#### Supplied information:
-- Begin --

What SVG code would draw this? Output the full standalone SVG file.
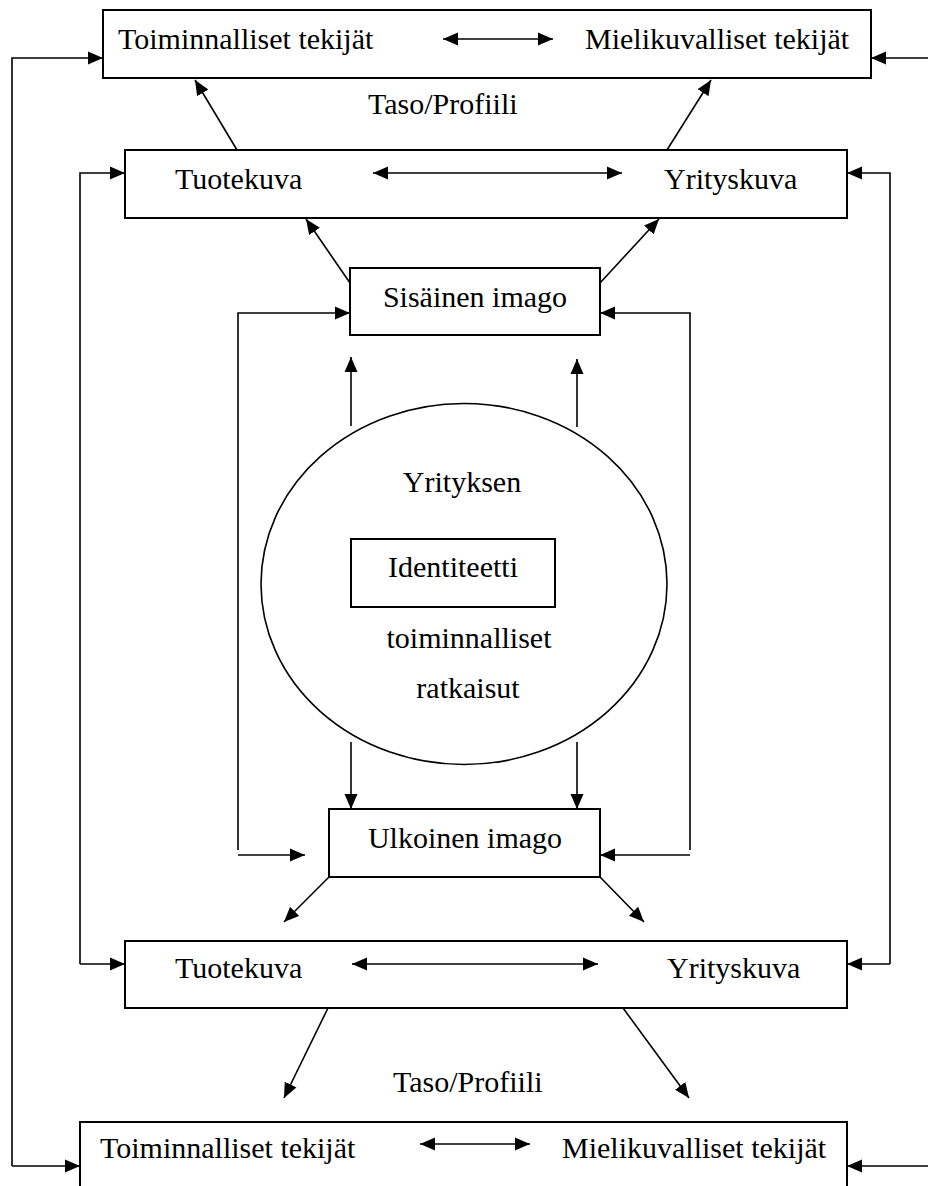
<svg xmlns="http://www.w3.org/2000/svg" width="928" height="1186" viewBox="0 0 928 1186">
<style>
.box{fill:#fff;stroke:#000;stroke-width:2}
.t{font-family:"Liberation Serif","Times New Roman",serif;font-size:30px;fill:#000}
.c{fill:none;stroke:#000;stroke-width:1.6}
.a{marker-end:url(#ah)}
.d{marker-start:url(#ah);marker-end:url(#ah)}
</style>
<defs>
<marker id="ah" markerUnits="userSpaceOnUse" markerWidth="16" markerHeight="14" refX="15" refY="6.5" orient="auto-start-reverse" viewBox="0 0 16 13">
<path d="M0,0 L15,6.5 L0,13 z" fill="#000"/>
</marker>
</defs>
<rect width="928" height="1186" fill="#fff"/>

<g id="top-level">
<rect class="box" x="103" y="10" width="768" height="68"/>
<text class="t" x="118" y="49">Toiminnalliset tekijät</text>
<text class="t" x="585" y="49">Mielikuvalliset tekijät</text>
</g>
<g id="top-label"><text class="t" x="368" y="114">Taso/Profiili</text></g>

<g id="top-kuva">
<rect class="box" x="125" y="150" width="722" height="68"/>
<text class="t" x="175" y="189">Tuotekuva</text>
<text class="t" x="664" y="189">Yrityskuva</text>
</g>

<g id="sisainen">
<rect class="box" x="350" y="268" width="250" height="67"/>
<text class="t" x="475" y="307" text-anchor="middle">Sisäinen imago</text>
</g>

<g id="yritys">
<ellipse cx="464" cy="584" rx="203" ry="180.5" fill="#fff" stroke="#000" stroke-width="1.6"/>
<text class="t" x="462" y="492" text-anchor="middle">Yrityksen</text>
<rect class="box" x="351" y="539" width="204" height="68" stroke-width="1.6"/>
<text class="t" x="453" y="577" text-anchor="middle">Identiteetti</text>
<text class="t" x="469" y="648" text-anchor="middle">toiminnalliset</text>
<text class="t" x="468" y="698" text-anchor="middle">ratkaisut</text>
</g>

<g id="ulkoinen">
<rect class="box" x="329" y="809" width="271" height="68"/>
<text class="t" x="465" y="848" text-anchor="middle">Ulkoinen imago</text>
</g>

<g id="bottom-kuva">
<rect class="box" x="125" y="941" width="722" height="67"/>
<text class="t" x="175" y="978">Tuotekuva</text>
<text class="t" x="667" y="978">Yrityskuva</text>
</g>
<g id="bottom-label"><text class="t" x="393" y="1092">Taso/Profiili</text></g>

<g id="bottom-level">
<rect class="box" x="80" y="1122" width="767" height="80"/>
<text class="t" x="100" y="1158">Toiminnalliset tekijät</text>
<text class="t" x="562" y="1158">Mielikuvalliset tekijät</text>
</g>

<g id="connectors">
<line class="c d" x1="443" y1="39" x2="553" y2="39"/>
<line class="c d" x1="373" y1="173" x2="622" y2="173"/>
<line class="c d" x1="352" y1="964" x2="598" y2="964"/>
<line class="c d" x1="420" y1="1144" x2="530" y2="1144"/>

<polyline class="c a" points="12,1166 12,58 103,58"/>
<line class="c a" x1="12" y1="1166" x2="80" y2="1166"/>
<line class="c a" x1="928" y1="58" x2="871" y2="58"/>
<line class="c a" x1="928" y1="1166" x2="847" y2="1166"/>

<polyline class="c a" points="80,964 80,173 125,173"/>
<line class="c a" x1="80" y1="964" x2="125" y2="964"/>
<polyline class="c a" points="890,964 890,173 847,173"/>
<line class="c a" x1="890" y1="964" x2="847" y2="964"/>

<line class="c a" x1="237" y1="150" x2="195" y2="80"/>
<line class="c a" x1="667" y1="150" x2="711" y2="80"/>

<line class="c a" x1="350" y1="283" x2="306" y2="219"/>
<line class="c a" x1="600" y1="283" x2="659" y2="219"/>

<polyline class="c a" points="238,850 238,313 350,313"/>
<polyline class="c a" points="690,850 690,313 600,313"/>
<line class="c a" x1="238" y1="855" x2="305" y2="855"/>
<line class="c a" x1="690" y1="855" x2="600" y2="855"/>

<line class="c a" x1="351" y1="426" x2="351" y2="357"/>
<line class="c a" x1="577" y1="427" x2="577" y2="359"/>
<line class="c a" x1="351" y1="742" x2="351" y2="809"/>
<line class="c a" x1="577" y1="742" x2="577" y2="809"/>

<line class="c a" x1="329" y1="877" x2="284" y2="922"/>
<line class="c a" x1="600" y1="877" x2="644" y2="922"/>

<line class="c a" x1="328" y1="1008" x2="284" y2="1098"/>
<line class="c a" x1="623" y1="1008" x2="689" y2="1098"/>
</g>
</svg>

-- End --

#### Objective:
Transcribe the listing above verbatim. Omit the pictures.

#### Response to this task:
What SVG code would draw this? Output the full standalone SVG file.
<svg xmlns="http://www.w3.org/2000/svg" width="928" height="1186" viewBox="0 0 928 1186">
<style>
.box{fill:#fff;stroke:#000;stroke-width:2}
.t{font-family:"Liberation Serif","Times New Roman",serif;font-size:30px;fill:#000}
.c{fill:none;stroke:#000;stroke-width:1.6}
.a{marker-end:url(#ah)}
.d{marker-start:url(#ah);marker-end:url(#ah)}
</style>
<defs>
<marker id="ah" markerUnits="userSpaceOnUse" markerWidth="16" markerHeight="14" refX="15" refY="6.5" orient="auto-start-reverse" viewBox="0 0 16 13">
<path d="M0,0 L15,6.5 L0,13 z" fill="#000"/>
</marker>
</defs>
<rect width="928" height="1186" fill="#fff"/>

<g id="top-level">
<rect class="box" x="103" y="10" width="768" height="68"/>
<text class="t" x="118" y="49">Toiminnalliset tekijät</text>
<text class="t" x="585" y="49">Mielikuvalliset tekijät</text>
</g>
<g id="top-label"><text class="t" x="368" y="114">Taso/Profiili</text></g>

<g id="top-kuva">
<rect class="box" x="125" y="150" width="722" height="68"/>
<text class="t" x="175" y="189">Tuotekuva</text>
<text class="t" x="664" y="189">Yrityskuva</text>
</g>

<g id="sisainen">
<rect class="box" x="350" y="268" width="250" height="67"/>
<text class="t" x="475" y="307" text-anchor="middle">Sisäinen imago</text>
</g>

<g id="yritys">
<ellipse cx="464" cy="584" rx="203" ry="180.5" fill="#fff" stroke="#000" stroke-width="1.6"/>
<text class="t" x="462" y="492" text-anchor="middle">Yrityksen</text>
<rect class="box" x="351" y="539" width="204" height="68" stroke-width="1.6"/>
<text class="t" x="453" y="577" text-anchor="middle">Identiteetti</text>
<text class="t" x="469" y="648" text-anchor="middle">toiminnalliset</text>
<text class="t" x="468" y="698" text-anchor="middle">ratkaisut</text>
</g>

<g id="ulkoinen">
<rect class="box" x="329" y="809" width="271" height="68"/>
<text class="t" x="465" y="848" text-anchor="middle">Ulkoinen imago</text>
</g>

<g id="bottom-kuva">
<rect class="box" x="125" y="941" width="722" height="67"/>
<text class="t" x="175" y="978">Tuotekuva</text>
<text class="t" x="667" y="978">Yrityskuva</text>
</g>
<g id="bottom-label"><text class="t" x="393" y="1092">Taso/Profiili</text></g>

<g id="bottom-level">
<rect class="box" x="80" y="1122" width="767" height="80"/>
<text class="t" x="100" y="1158">Toiminnalliset tekijät</text>
<text class="t" x="562" y="1158">Mielikuvalliset tekijät</text>
</g>

<g id="connectors">
<line class="c d" x1="443" y1="39" x2="553" y2="39"/>
<line class="c d" x1="373" y1="173" x2="622" y2="173"/>
<line class="c d" x1="352" y1="964" x2="598" y2="964"/>
<line class="c d" x1="420" y1="1144" x2="530" y2="1144"/>

<polyline class="c a" points="12,1166 12,58 103,58"/>
<line class="c a" x1="12" y1="1166" x2="80" y2="1166"/>
<line class="c a" x1="928" y1="58" x2="871" y2="58"/>
<line class="c a" x1="928" y1="1166" x2="847" y2="1166"/>

<polyline class="c a" points="80,964 80,173 125,173"/>
<line class="c a" x1="80" y1="964" x2="125" y2="964"/>
<polyline class="c a" points="890,964 890,173 847,173"/>
<line class="c a" x1="890" y1="964" x2="847" y2="964"/>

<line class="c a" x1="237" y1="150" x2="195" y2="80"/>
<line class="c a" x1="667" y1="150" x2="711" y2="80"/>

<line class="c a" x1="350" y1="283" x2="306" y2="219"/>
<line class="c a" x1="600" y1="283" x2="659" y2="219"/>

<polyline class="c a" points="238,850 238,313 350,313"/>
<polyline class="c a" points="690,850 690,313 600,313"/>
<line class="c a" x1="238" y1="855" x2="305" y2="855"/>
<line class="c a" x1="690" y1="855" x2="600" y2="855"/>

<line class="c a" x1="351" y1="426" x2="351" y2="357"/>
<line class="c a" x1="577" y1="427" x2="577" y2="359"/>
<line class="c a" x1="351" y1="742" x2="351" y2="809"/>
<line class="c a" x1="577" y1="742" x2="577" y2="809"/>

<line class="c a" x1="329" y1="877" x2="284" y2="922"/>
<line class="c a" x1="600" y1="877" x2="644" y2="922"/>

<line class="c a" x1="328" y1="1008" x2="284" y2="1098"/>
<line class="c a" x1="623" y1="1008" x2="689" y2="1098"/>
</g>
</svg>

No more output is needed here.